Return all lines below containing the word "chart".

___ Given information

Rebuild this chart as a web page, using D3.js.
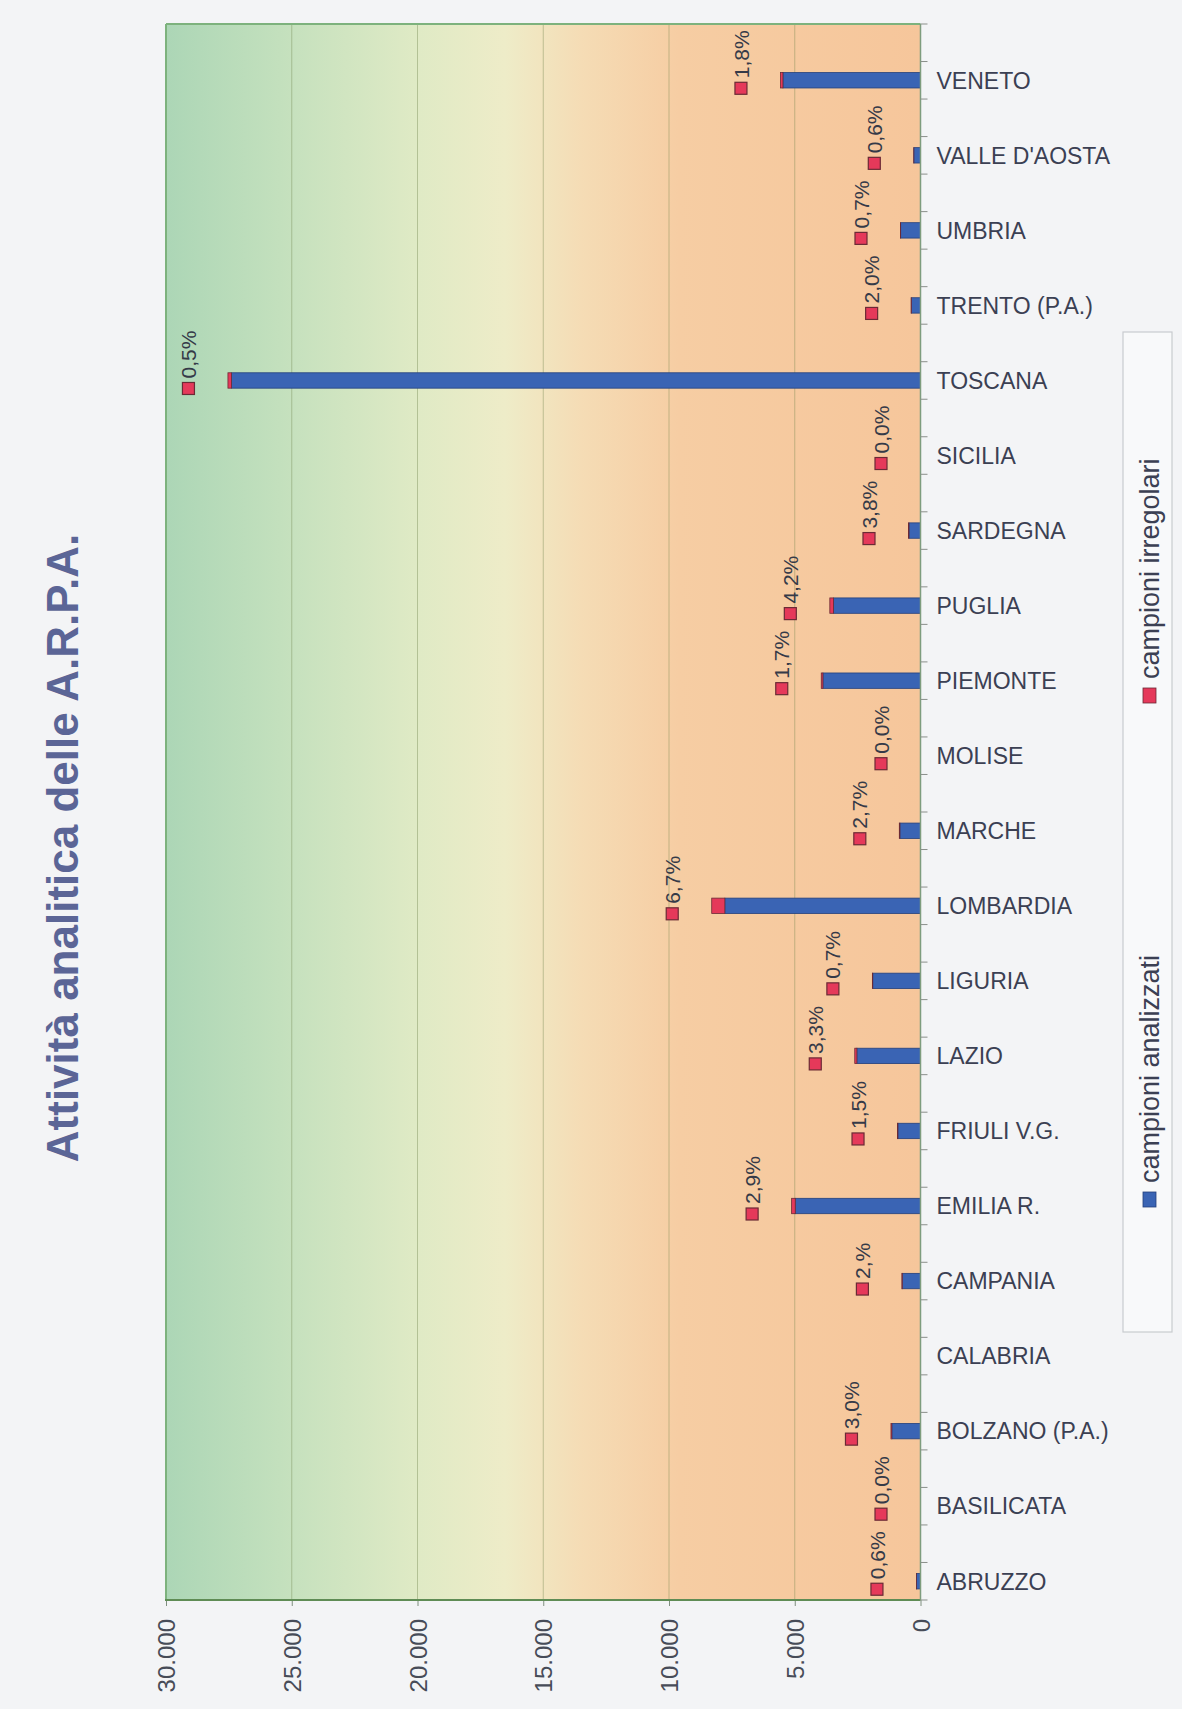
<!DOCTYPE html>
<html lang="it">
<head>
<meta charset="utf-8">
<title>Attività analitica delle A.R.P.A.</title>
<script src="https://cdn.jsdelivr.net/npm/d3@7"></script>
<style>
  html, body { margin: 0; padding: 0; background: #f3f4f6; }
  svg { display: block; font-family: "Liberation Sans", Arial, Helvetica, sans-serif; }
</style>
</head>
<body>
<svg id="chart" width="1182" height="1709"></svg>
<script>
// Regioni / province autonome, nell'ordine dell'asse delle categorie (dal basso verso l'alto)
const categorie = [
  "ABRUZZO", "BASILICATA", "BOLZANO (P.A.)", "CALABRIA", "CAMPANIA",
  "EMILIA R.", "FRIULI V.G.", "LAZIO", "LIGURIA", "LOMBARDIA",
  "MARCHE", "MOLISE", "PIEMONTE", "PUGLIA", "SARDEGNA",
  "SICILIA", "TOSCANA", "TRENTO (P.A.)", "UMBRIA", "VALLE D'AOSTA", "VENETO"
];

// Campioni analizzati per regione
const campioniAnalizzati = [
  160, 0, 1140, 0, 725,
  4980, 900, 2530, 1900, 7780,
  820, 0, 3880, 3460, 460,
  0, 27400, 365, 790, 265, 5470
];

// Quota di campioni irregolari (etichette dati)
const etichetteIrregolari = [
  "0,6%", "0,0%", "3,0%", "", "2,%",
  "2,9%", "1,5%", "3,3%", "0,7%", "6,7%",
  "2,7%", "0,0%", "1,7%", "4,2%", "3,8%",
  "0,0%", "0,5%", "2,0%", "0,7%", "0,6%", "1,8%"
];

// Valori dell'asse
const tickValori = [0, 5000, 10000, 15000, 20000, 25000, 30000];

const serie = ["campioni analizzati", "campioni irregolari"];

// ---------------------------------------------------------------
const pct = s => s === "" ? null : parseFloat(s.replace("%", "").replace(",", "."));

const dati = categorie.map((c, i) => {
  const analizzati = campioniAnalizzati[i];
  const p = pct(etichetteIrregolari[i]);
  const irregolari = p == null ? 0 : analizzati * p / 100;
  return { categoria: c, analizzati, irregolari, totale: analizzati + irregolari, etichetta: etichetteIrregolari[i] };
});

// Ogni categoria è seguita da una riga vuota sull'asse
const slot = [];
categorie.forEach((c, i) => { slot.push(c); slot.push("__vuoto" + i); });

const plot = { left: 166, right: 920.5, top: 24, bottom: 1600 };

const svg = d3.select("#chart");

const x = d3.scaleLinear().domain([0, 30000]).range([plot.right, plot.left]);
const y = d3.scaleBand().domain(slot).range([plot.bottom, plot.top]);
const yc = d => y(d) + y.bandwidth() / 2;
const barH = y.bandwidth() * 0.41;

const itLocale = d3.formatLocale({ decimal: ",", thousands: ".", grouping: [3], currency: ["€", ""] });
const fmt = itLocale.format(",");

const colori = { blu: "#3a64b4", bluBordo: "#24407c", rosso: "#e5395a", rossoBordo: "#6b2a35" };

// Sfondo dell'area del grafico (sfumatura verde → giallo → arancio)
const defs = svg.append("defs");
const grad = defs.append("linearGradient").attr("id", "sfondo")
  .attr("x1", "0%").attr("x2", "100%").attr("y1", "0%").attr("y2", "0%");
[
  [0, "#acd6b6"], [0.15, "#c3e0bd"], [0.33, "#dfeac5"], [0.45, "#eeecc8"],
  [0.55, "#f5dcb5"], [0.68, "#f6cda3"], [1, "#f6c69b"]
].forEach(([o, c]) => grad.append("stop").attr("offset", o).attr("stop-color", c));

svg.append("rect")
  .attr("x", plot.left).attr("y", plot.top)
  .attr("width", plot.right - plot.left).attr("height", plot.bottom - plot.top)
  .attr("fill", "url(#sfondo)");

// Griglia verticale
svg.append("g").selectAll("line")
  .data(tickValori.filter(v => v > 0 && v < 30000))
  .join("line")
  .attr("x1", d => x(d)).attr("x2", d => x(d))
  .attr("y1", plot.top).attr("y2", plot.bottom)
  .attr("stroke", "rgba(105,125,70,0.38)").attr("stroke-width", 1);

// Bordi superiore e sinistro
svg.append("line").attr("x1", plot.left).attr("x2", plot.right).attr("y1", plot.top).attr("y2", plot.top)
  .attr("stroke", "#7db27d").attr("stroke-width", 2);
svg.append("line").attr("x1", plot.left).attr("x2", plot.left).attr("y1", plot.top).attr("y2", plot.bottom)
  .attr("stroke", "#7db27d").attr("stroke-width", 2);

// Barre impilate: analizzati + irregolari
const barre = svg.append("g");
barre.selectAll("rect.analizzati")
  .data(dati.filter(d => d.analizzati > 0))
  .join("rect")
  .attr("class", "analizzati")
  .attr("x", d => x(d.analizzati))
  .attr("y", d => yc(d.categoria) - barH / 2)
  .attr("width", d => x(0) - x(d.analizzati))
  .attr("height", barH)
  .attr("fill", colori.blu).attr("stroke", colori.bluBordo).attr("stroke-width", 0.8);

barre.selectAll("rect.irregolari")
  .data(dati.filter(d => d.irregolari > 0))
  .join("rect")
  .attr("class", "irregolari")
  .attr("x", d => x(d.totale))
  .attr("y", d => yc(d.categoria) - barH / 2)
  .attr("width", d => x(d.analizzati) - x(d.totale))
  .attr("height", barH)
  .attr("fill", colori.rosso).attr("stroke", colori.rossoBordo).attr("stroke-width", 0.8);

// Etichette dati con chiave della legenda
const etich = svg.append("g").selectAll("g")
  .data(dati.filter(d => d.etichetta !== ""))
  .join("g")
  .attr("transform", d => `translate(${x(d.totale) - 39.5},${yc(d.categoria)})`);

etich.append("rect")
  .attr("x", -6).attr("y", 2).attr("width", 12).attr("height", 12)
  .attr("fill", colori.rosso).attr("stroke", colori.rossoBordo).attr("stroke-width", 1.2);

etich.append("text")
  .attr("transform", "translate(0,-2) rotate(-90)")
  .attr("dy", "0.36em")
  .attr("font-size", 21)
  .attr("fill", "#353a48")
  .text(d => d.etichetta);

// Asse dei valori
const asseX = svg.append("g")
  .attr("transform", `translate(0,${plot.bottom})`)
  .call(d3.axisBottom(x).tickValues(tickValori).tickSize(6).tickFormat(fmt));
asseX.select(".domain").remove();
asseX.selectAll(".tick line").attr("stroke", "#7f8f7f");
asseX.selectAll(".tick text")
  .attr("x", 0).attr("y", 0).attr("dy", "0.36em")
  .attr("transform", "translate(0,19) rotate(-90)")
  .attr("text-anchor", "end")
  .attr("font-size", 24)
  .attr("font-family", "\"Liberation Sans\", Arial, sans-serif")
  .attr("fill", "#474c58");

svg.append("line").attr("x1", plot.left - 1).attr("x2", plot.right).attr("y1", plot.bottom).attr("y2", plot.bottom)
  .attr("stroke", "#5f8c55").attr("stroke-width", 2);

// Asse delle categorie
const asseY = svg.append("g");
asseY.append("line")
  .attr("x1", plot.right).attr("x2", plot.right).attr("y1", plot.top).attr("y2", plot.bottom)
  .attr("stroke", "#7e9c7e").attr("stroke-width", 1.5);
const bordi = slot.map(s => y(s)).concat([plot.bottom]);
asseY.selectAll("line.tick")
  .data(bordi)
  .join("line")
  .attr("class", "tick")
  .attr("x1", plot.right).attr("x2", plot.right + 7)
  .attr("y1", d => d).attr("y2", d => d)
  .attr("stroke", "#8a8f8a").attr("stroke-width", 1);
asseY.selectAll("text")
  .data(categorie)
  .join("text")
  .attr("x", plot.right + 16)
  .attr("y", d => yc(d))
  .attr("dy", "0.36em")
  .attr("font-size", 23)
  .attr("fill", "#3b4053")
  .text(d => d);

// Titolo
svg.append("text")
  .attr("transform", "translate(78,848) rotate(-90)")
  .attr("text-anchor", "middle")
  .attr("font-size", 44)
  .attr("font-weight", "bold")
  .attr("fill", "#5b6596")
  .text("Attività analitica delle A.R.P.A.");

// Legenda
const leg = svg.append("g");
leg.append("rect")
  .attr("x", 1123).attr("y", 332).attr("width", 49).attr("height", 1000)
  .attr("fill", "#f8f9fa").attr("stroke", "#c9cbcf").attr("stroke-width", 1.2);
const legVoci = [
  { nome: serie[0], colore: colori.blu, bordo: colori.bluBordo, y0: 1207 },
  { nome: serie[1], colore: colori.rosso, bordo: colori.rossoBordo, y0: 703 }
];
const voce = leg.selectAll("g.voce").data(legVoci).join("g").attr("class", "voce")
  .attr("transform", d => `translate(1149.5,${d.y0})`);
voce.append("rect")
  .attr("x", -6.5).attr("y", -15).attr("width", 13).attr("height", 15)
  .attr("fill", d => d.colore).attr("stroke", d => d.bordo).attr("stroke-width", 0.8);
voce.append("text")
  .attr("transform", "translate(9.5,-24) rotate(-90)")
  .attr("font-size", 27)
  .attr("fill", "#3b4053")
  .text(d => d.nome);
</script>
</body>
</html>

______

• [Answer below]:
Rebuild this chart as a web page, using D3.js.
<svg id="chart" width="1182" height="1709"></svg>
const svg = d3.select("#chart");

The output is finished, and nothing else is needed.